### Exercise aim
Copy nothing but the part that opens with the line containing "Generate a Python" and closes with the line containing "import plotly.graph_objects as go". Do not include pictures.

Plotting code records:
···
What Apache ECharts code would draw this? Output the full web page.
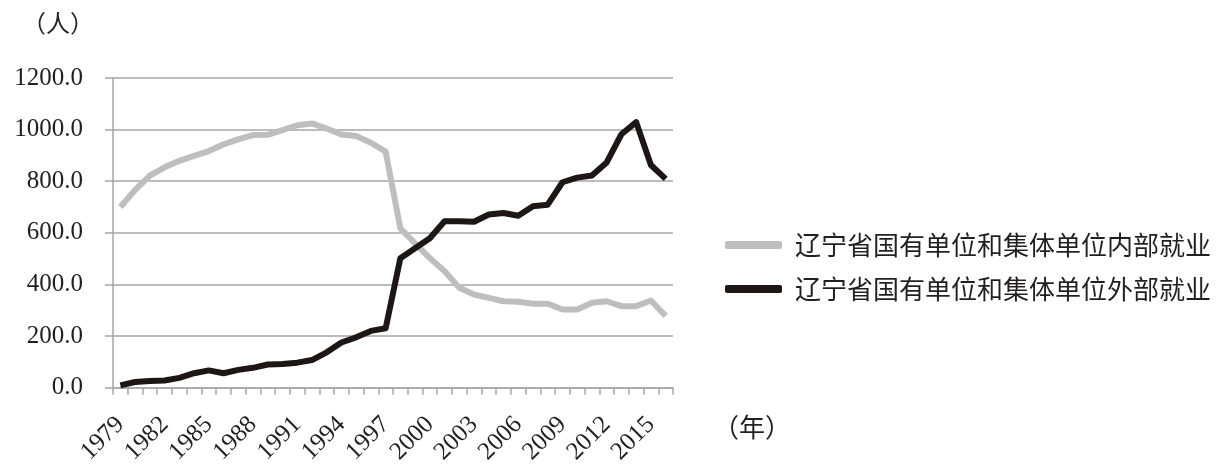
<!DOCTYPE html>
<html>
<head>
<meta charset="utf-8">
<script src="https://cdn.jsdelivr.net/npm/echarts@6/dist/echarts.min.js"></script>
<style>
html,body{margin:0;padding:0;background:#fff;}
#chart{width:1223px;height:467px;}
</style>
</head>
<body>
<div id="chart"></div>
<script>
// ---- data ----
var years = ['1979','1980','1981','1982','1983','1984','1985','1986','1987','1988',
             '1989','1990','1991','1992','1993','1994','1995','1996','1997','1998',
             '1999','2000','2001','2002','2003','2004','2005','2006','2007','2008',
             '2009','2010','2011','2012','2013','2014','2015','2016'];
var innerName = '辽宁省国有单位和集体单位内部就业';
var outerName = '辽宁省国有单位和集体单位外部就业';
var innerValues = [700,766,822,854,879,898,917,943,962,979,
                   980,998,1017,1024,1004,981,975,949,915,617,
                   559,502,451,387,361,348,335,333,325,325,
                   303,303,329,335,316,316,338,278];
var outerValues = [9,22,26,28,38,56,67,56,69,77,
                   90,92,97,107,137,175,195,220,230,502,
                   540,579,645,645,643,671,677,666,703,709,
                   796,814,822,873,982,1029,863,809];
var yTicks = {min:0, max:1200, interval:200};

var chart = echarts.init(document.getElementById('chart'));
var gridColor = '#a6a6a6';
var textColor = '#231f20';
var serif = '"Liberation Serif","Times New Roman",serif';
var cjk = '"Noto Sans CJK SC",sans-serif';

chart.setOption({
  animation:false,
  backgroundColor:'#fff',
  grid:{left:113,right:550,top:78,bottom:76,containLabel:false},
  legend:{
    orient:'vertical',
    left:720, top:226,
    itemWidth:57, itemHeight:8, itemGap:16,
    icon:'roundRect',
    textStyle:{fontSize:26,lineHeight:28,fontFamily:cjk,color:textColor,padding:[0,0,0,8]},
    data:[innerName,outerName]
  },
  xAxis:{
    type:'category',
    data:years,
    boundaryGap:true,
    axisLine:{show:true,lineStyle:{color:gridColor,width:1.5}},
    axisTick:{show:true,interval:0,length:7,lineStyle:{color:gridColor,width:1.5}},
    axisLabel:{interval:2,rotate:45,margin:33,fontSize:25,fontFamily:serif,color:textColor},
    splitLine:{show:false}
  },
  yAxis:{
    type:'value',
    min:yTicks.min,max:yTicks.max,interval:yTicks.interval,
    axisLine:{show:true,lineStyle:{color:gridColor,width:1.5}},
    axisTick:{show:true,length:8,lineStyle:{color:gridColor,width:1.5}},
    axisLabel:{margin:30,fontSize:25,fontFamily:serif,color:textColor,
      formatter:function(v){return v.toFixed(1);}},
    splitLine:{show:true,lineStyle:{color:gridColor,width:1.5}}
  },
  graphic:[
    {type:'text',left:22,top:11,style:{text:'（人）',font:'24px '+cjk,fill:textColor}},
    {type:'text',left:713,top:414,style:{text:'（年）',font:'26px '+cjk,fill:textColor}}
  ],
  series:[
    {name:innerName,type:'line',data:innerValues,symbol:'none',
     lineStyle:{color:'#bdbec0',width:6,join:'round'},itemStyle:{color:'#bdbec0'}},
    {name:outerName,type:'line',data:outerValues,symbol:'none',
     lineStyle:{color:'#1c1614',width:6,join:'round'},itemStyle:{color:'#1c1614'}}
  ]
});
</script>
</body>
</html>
···
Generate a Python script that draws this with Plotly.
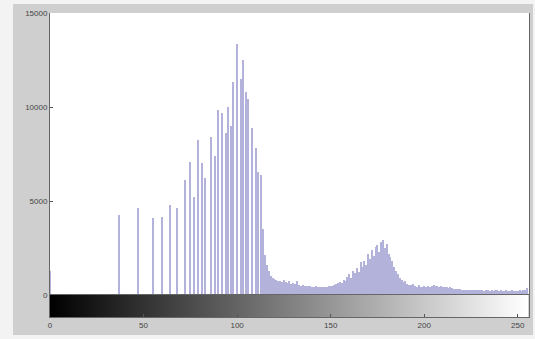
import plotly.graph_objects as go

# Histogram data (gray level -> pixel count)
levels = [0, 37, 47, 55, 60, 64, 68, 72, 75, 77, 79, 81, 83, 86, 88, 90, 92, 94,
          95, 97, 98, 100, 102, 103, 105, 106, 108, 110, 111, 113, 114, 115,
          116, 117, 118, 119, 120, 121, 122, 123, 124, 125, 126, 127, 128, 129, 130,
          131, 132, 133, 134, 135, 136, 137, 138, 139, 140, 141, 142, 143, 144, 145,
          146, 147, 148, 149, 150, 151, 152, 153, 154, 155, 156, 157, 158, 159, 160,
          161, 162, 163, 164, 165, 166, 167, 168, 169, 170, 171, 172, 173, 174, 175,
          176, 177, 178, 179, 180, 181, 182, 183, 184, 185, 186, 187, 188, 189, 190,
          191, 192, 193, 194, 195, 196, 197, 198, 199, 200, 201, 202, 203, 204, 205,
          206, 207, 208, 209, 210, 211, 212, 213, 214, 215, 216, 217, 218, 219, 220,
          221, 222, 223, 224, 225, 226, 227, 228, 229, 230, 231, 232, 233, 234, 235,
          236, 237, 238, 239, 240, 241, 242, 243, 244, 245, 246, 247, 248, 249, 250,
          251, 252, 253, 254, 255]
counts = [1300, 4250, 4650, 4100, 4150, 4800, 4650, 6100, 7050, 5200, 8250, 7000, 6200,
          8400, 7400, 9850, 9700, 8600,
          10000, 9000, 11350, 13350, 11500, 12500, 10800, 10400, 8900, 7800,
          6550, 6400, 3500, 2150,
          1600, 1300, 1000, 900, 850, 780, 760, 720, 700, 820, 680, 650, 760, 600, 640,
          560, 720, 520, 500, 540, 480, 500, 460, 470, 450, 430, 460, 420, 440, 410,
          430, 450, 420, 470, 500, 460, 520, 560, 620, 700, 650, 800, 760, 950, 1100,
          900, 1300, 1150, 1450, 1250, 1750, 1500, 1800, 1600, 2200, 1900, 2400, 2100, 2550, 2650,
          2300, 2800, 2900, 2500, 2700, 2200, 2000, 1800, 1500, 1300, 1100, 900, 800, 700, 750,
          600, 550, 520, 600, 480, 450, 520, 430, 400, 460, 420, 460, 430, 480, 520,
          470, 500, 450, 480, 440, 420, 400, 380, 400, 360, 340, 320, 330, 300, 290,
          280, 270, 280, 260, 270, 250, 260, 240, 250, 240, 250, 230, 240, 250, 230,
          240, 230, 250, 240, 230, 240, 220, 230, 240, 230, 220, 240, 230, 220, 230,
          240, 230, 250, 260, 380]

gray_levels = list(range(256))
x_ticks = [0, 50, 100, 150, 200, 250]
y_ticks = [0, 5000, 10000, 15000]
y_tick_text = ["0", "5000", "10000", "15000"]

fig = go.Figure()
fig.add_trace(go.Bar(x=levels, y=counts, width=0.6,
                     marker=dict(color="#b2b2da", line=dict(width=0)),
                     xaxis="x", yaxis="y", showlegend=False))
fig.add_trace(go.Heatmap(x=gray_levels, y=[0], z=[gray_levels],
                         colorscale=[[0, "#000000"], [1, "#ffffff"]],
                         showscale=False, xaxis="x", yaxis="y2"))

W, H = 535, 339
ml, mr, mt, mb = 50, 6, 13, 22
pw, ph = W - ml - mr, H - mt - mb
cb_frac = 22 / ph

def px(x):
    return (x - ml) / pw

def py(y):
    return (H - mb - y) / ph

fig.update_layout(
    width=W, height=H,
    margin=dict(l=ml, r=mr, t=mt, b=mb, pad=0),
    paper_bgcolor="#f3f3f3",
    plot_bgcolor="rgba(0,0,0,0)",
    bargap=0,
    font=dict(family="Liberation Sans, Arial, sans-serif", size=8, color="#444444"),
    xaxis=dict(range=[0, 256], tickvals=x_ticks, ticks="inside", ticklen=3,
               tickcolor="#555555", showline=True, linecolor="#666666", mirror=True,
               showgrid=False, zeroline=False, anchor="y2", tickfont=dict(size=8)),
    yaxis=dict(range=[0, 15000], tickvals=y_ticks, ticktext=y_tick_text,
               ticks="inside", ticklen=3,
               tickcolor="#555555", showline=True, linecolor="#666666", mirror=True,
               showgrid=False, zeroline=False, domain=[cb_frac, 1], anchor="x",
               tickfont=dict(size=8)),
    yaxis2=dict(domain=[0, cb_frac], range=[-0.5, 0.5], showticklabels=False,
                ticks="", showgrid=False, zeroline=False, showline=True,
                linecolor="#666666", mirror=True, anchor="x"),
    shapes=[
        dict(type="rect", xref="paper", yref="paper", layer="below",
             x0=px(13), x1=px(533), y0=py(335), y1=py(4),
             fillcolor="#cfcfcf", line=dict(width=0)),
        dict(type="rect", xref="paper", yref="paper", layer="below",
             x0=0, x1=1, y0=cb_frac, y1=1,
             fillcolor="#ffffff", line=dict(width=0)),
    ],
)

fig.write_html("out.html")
···
### Task solution
Generate a Python script that draws this with Plotly.
import plotly.graph_objects as go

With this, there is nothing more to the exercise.